Your students type a lot, but I’ll lay odds that they type badly. Prompted by internet guru Seth Godin‘s blog, I’m going to reprise an argument I had with Mark Leighton a while ago, about why it’s vital to teach them to type properly.
Here, paraphrased, are Mark’s arguments as to why he didn’t need to teach typing separately, and my ripostes.
My students can type anyway
No, they can hunt and peck. To call that typing is like saying someone can drive if they can change gear, or steer, or watch the road, but not all three at once.
Touch typing is no faster
First, touch typing can be far faster. I know typists who cruise at 120 wpm. Cruise, note. Second, a touch typist can think and type at the same time because the typing itself requires no conscious thought. A hunt-and-pecker can’t do that.
But typing is going to get replaced by voice recognition anyway
Uh-huh? Voice recognition has been around for years now, and I don’t see it gaining ground. And there are lots of reasons why it will remain a niche application:
- it doesn’t work in noisy environments
- loss of confidentiality
- words the dictionary doesn’t know
- much harder to think and dictate at the same time than it is to think and write or type
There’s no demand from employers
There is from this one. Office workers who can touch type are a good 25% more productive than those who can’t – even at higher levels in the organisation. Your students will earn a lot less through their careers, if they can’t type properly.

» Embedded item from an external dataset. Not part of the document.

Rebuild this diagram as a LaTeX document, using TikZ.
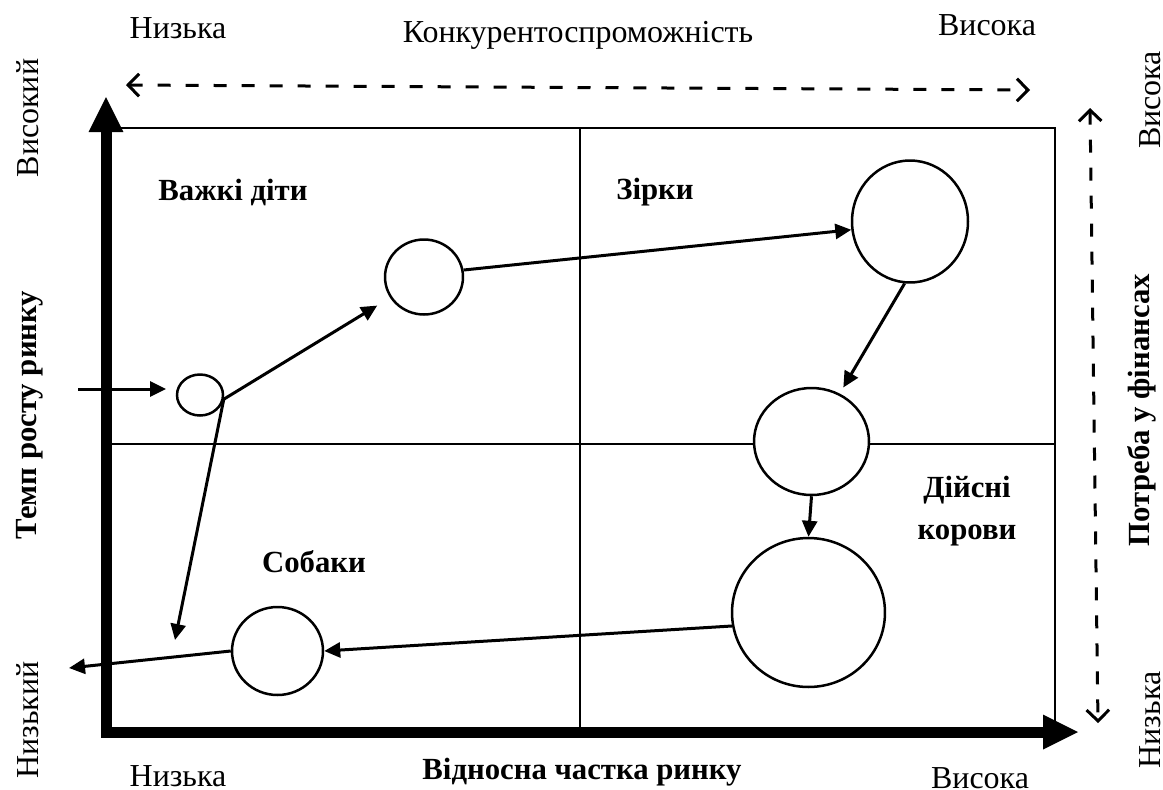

The school won’t support it
Talk to the head about RSI/Carpal Tunnel Sydrome. Explain that up to the invention of the personal computer, nobody used to get RSI, even when bashing all day on a manual typewriter. Why not? Because they were properly trained. RSI happened, not because of the growth in keyboard use, but because of the growth in keyboard use by untrained typists. At some point, one of your ex-pupils is going to conclude that it was the school’s responsibility to teach them how to use a keyboard without injuring themselves, and hire a solicitor. I think you’ll find the support is forthcoming.
It takes too long
Learning to touch-type does take time, but it needn’t take a lot of time, and the investment will be quickly repayed as your students discover they can submit better assignments, more quickly. Here’s how to organise it: put aside just 10 minutes at the beginning of each ICT lesson for students to practice on a typing tutor such as Mavis Beacon*. Get the students to make up cardboard ‘hutches’ to cover their keyboards. They’ll learn much faster if you first force them to unlearn the old bad habit of staring at the keyboard. For optimum learning, keep sessions very short, but frequent. They’ll be proficient within one term.
*As an aside, the typing tutor program was invented in the early 80’s by Robert Dilts. He brought a copy of the program to a seminar I was attending. I persuaded him to part with it, as I recall for £40, and installed it on our college network of 6 Apple ][s. Thus I became the first person in the UK to learn to touch-type using a computer program. I found it hugely more effective than the traditional typing class I’d been taking up to that point, even though I did get laughed at for my cornflake-packet keyboard hutch.
Originally published on 2/12/2004 and nothing, but nothing, has changed since then.
2 responses to “Teach Touch Typing!”
[…] they are consumption devices, not production devices. Keyboards make them much more productive. Those who can touch type are wildly more […]
I’ve been saying we should be teaching touch-typing for years. I learnt at school, and it has been such a great skill to have. People who don’t know me well but come into my office to talk to me are often struck dumb by the fact that I can finish what I’m typing whilst looking at them (rather than staring at the keyboard). It also means you can spot typos as you go, looking at the screen rather than the keyboard (although an experienced touch typist also often knows when s/he has hit the wrong key). And I hadn’t even considered the RSI connection.